-- start of Source excerpt --

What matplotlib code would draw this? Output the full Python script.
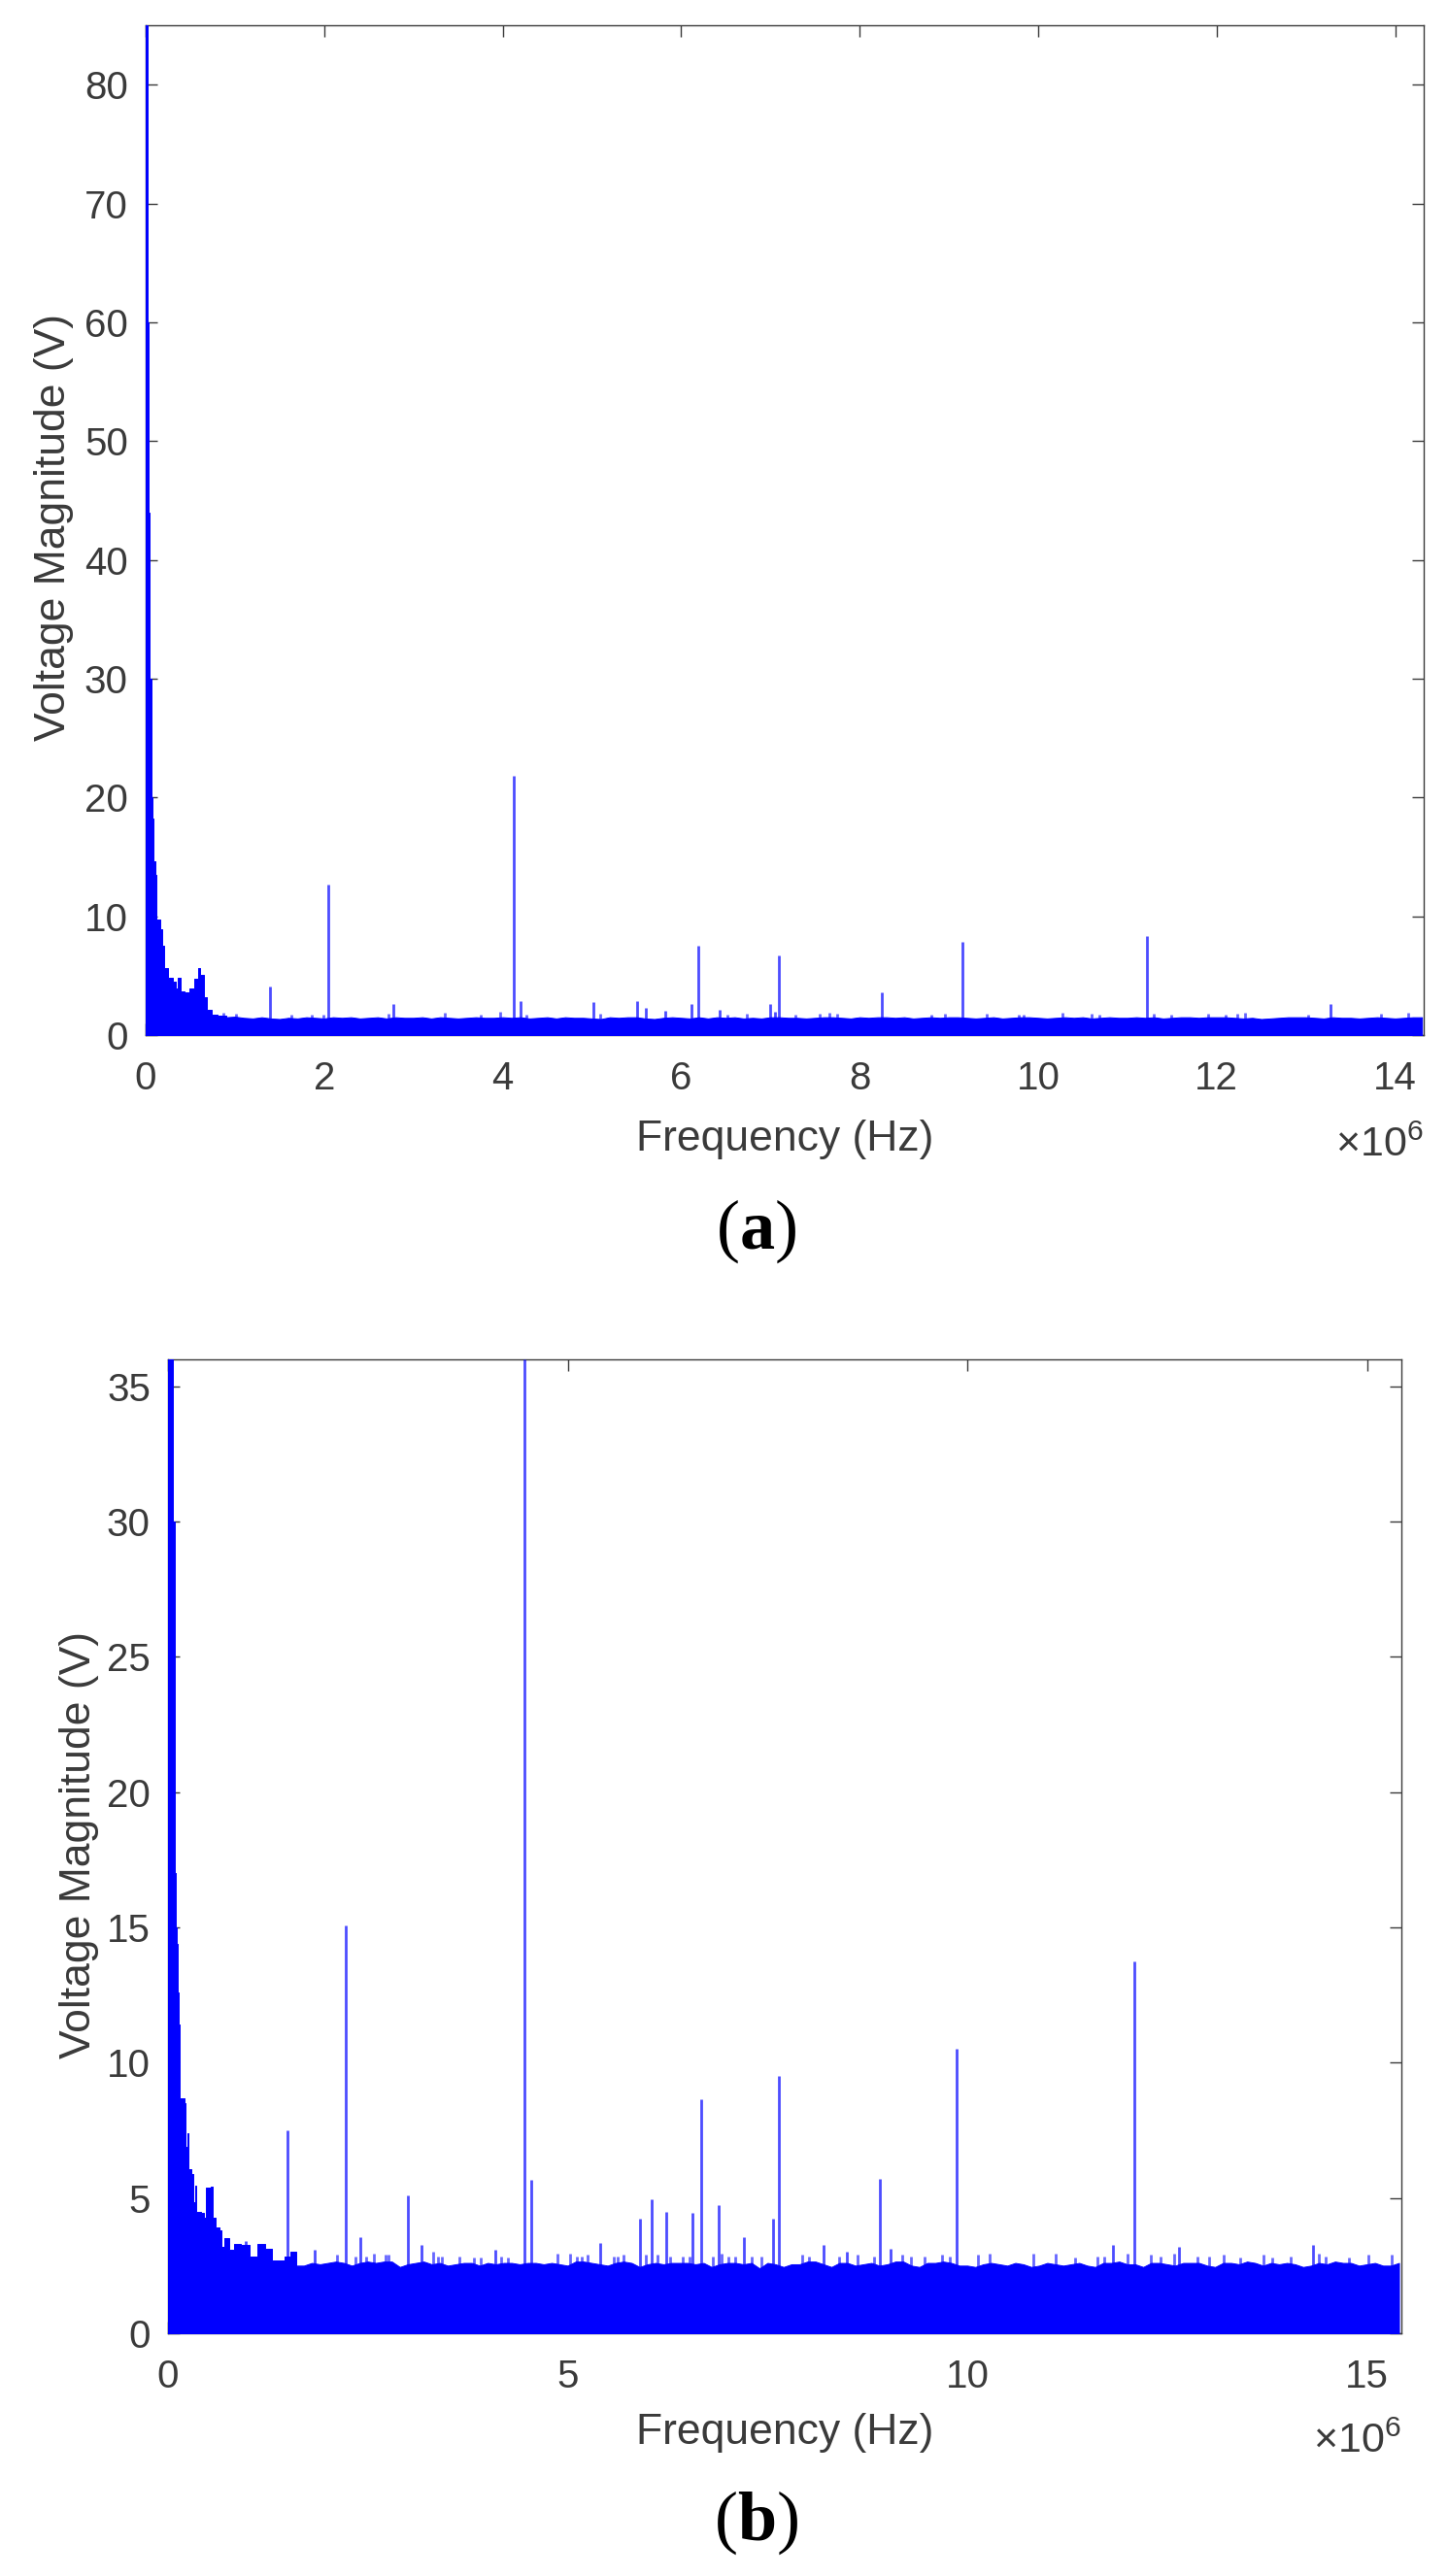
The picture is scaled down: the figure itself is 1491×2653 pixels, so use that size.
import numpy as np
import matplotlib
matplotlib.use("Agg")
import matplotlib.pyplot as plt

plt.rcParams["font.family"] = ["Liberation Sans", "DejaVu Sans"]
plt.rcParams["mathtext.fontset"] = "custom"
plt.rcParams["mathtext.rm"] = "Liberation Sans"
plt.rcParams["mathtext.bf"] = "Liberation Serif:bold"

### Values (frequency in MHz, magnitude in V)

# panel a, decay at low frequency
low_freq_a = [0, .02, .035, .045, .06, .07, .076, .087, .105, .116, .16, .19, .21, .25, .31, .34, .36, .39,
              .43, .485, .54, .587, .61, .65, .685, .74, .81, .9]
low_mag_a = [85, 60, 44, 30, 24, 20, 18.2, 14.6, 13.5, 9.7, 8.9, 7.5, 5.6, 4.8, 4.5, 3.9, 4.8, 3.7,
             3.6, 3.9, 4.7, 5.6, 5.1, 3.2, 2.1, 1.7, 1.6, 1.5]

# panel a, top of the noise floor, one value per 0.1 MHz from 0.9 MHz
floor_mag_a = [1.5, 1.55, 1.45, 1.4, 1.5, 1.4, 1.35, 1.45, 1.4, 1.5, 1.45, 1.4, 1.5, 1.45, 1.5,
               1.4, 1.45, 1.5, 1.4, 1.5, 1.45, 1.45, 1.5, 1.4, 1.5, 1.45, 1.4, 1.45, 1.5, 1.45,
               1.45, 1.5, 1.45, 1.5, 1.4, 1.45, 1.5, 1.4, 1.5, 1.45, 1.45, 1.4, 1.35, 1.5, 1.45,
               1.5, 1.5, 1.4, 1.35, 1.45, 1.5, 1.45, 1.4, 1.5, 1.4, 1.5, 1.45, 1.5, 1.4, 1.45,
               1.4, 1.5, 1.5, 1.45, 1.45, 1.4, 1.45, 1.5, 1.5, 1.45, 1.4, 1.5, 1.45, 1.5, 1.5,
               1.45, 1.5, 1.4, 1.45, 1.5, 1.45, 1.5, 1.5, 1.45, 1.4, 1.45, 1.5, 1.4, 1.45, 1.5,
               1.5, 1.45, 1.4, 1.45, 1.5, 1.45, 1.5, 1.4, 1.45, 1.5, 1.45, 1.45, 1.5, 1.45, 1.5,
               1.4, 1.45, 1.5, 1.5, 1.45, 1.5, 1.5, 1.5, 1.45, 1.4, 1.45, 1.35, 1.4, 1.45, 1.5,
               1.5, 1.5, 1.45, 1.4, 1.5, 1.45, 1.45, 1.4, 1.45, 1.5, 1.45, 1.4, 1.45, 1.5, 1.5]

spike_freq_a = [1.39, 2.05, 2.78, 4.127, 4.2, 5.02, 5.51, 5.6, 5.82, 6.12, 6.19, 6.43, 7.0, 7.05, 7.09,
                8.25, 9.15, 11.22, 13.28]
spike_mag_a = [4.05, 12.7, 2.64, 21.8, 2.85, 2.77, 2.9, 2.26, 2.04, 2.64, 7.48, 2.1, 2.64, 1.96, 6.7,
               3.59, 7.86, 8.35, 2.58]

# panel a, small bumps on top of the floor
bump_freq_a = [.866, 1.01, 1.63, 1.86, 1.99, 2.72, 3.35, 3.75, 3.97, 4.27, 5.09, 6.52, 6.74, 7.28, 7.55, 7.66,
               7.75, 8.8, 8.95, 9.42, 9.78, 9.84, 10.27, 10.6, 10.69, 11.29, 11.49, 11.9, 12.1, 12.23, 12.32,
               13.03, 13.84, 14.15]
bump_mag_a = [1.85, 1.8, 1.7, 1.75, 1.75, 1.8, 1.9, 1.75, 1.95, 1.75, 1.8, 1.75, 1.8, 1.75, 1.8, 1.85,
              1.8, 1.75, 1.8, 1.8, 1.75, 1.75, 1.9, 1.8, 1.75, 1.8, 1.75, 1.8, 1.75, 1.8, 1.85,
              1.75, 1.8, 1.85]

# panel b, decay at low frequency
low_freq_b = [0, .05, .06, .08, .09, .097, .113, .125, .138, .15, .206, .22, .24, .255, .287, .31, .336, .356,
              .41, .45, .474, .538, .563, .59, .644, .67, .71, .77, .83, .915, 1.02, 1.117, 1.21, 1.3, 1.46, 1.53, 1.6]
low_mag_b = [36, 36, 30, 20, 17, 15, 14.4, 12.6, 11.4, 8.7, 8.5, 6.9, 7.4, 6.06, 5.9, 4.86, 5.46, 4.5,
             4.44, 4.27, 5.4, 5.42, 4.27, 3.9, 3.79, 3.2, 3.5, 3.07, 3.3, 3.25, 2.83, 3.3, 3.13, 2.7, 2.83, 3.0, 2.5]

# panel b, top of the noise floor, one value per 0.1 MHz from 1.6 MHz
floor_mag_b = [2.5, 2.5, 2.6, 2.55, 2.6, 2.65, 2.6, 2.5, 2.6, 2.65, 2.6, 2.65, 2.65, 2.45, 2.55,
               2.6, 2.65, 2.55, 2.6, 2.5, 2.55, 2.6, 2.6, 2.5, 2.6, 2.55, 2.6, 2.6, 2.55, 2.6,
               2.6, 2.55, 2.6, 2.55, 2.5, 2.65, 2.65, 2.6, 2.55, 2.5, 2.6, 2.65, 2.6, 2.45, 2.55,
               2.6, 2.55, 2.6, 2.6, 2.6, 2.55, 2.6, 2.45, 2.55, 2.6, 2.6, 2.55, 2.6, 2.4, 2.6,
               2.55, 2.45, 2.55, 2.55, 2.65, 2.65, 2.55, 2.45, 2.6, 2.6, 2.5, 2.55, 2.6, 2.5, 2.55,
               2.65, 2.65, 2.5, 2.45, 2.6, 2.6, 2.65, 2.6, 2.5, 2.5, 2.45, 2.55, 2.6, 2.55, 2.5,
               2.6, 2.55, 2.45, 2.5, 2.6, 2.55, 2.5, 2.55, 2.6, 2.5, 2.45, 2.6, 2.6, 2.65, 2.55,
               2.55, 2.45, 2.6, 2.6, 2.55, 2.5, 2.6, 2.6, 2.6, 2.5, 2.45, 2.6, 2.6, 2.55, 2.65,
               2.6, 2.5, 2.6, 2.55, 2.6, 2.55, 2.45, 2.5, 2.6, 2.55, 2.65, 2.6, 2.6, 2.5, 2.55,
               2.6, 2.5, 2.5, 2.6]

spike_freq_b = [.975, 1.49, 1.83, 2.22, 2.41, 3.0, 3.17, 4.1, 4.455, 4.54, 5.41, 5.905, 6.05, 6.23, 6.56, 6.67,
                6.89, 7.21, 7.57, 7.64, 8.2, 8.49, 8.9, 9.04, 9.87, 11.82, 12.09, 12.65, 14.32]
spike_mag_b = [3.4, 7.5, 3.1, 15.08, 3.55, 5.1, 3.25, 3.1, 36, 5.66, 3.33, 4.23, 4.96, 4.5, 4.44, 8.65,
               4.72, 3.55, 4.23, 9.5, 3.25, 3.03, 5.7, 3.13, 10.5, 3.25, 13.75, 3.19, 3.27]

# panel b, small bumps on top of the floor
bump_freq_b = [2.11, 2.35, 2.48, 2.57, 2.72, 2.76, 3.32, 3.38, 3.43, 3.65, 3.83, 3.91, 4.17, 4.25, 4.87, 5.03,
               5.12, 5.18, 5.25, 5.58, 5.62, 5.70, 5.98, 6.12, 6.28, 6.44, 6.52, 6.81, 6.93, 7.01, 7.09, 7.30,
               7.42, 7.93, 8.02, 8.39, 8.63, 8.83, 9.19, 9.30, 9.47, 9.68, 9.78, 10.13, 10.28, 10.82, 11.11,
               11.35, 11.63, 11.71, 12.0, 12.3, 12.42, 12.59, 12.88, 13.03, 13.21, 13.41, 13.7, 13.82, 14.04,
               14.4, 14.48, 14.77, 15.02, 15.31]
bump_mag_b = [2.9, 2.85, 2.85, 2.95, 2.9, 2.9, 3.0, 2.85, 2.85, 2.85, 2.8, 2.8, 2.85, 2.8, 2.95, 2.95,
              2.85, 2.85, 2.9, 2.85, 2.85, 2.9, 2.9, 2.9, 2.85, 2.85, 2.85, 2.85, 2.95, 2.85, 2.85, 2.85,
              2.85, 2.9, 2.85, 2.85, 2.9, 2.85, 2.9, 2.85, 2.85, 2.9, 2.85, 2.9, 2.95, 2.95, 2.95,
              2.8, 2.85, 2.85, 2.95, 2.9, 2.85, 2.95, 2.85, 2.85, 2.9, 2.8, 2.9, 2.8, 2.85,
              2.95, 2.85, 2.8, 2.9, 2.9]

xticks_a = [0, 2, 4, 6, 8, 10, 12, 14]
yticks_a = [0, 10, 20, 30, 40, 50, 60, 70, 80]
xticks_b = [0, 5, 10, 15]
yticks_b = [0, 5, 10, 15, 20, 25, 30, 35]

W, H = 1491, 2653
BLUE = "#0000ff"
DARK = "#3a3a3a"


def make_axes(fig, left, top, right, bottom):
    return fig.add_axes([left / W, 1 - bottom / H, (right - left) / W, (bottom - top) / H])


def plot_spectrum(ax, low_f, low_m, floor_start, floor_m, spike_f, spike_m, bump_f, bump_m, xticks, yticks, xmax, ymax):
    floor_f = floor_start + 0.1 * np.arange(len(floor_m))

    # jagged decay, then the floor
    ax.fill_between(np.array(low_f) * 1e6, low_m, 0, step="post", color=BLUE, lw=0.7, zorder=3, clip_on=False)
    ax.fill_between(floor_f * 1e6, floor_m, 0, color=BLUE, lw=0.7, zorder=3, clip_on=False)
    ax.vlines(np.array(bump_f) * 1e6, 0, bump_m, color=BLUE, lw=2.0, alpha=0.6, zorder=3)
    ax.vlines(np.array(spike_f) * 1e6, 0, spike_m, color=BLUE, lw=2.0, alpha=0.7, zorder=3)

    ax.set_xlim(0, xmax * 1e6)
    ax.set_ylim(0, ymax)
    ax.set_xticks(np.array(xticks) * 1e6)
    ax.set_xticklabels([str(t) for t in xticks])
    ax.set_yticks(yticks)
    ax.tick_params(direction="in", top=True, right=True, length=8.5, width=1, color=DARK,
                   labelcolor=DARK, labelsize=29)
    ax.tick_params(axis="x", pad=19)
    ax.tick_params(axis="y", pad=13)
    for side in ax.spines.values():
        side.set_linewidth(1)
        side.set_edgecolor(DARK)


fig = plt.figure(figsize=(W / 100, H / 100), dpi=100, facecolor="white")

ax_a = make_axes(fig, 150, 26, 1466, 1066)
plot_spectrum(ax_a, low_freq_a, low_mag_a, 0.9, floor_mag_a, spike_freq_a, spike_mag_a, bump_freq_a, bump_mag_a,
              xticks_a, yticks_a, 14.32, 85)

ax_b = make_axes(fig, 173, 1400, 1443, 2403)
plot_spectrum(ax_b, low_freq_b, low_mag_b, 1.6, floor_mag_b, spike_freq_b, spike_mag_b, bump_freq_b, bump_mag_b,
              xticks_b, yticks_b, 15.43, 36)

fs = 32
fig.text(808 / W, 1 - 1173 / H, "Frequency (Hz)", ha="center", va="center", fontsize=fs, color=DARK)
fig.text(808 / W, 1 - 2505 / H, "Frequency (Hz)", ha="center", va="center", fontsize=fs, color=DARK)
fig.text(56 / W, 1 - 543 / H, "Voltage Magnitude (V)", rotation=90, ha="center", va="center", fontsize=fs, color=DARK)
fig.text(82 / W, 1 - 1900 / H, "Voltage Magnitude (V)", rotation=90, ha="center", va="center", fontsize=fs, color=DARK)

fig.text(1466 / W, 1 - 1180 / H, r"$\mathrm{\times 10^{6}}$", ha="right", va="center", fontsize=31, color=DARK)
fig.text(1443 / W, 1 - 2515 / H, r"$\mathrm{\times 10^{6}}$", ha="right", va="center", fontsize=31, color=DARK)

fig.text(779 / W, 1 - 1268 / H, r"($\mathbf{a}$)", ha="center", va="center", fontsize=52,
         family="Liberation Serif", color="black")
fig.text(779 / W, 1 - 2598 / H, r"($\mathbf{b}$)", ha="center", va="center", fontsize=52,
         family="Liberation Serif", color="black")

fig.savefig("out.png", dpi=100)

-- end of Source excerpt --

> _Written problem_
Looking at the data above, show all lines where the word "matplotlib" occurs.

> _Task answer_
What matplotlib code would draw this? Output the full Python script.
import matplotlib
matplotlib.use("Agg")
import matplotlib.pyplot as plt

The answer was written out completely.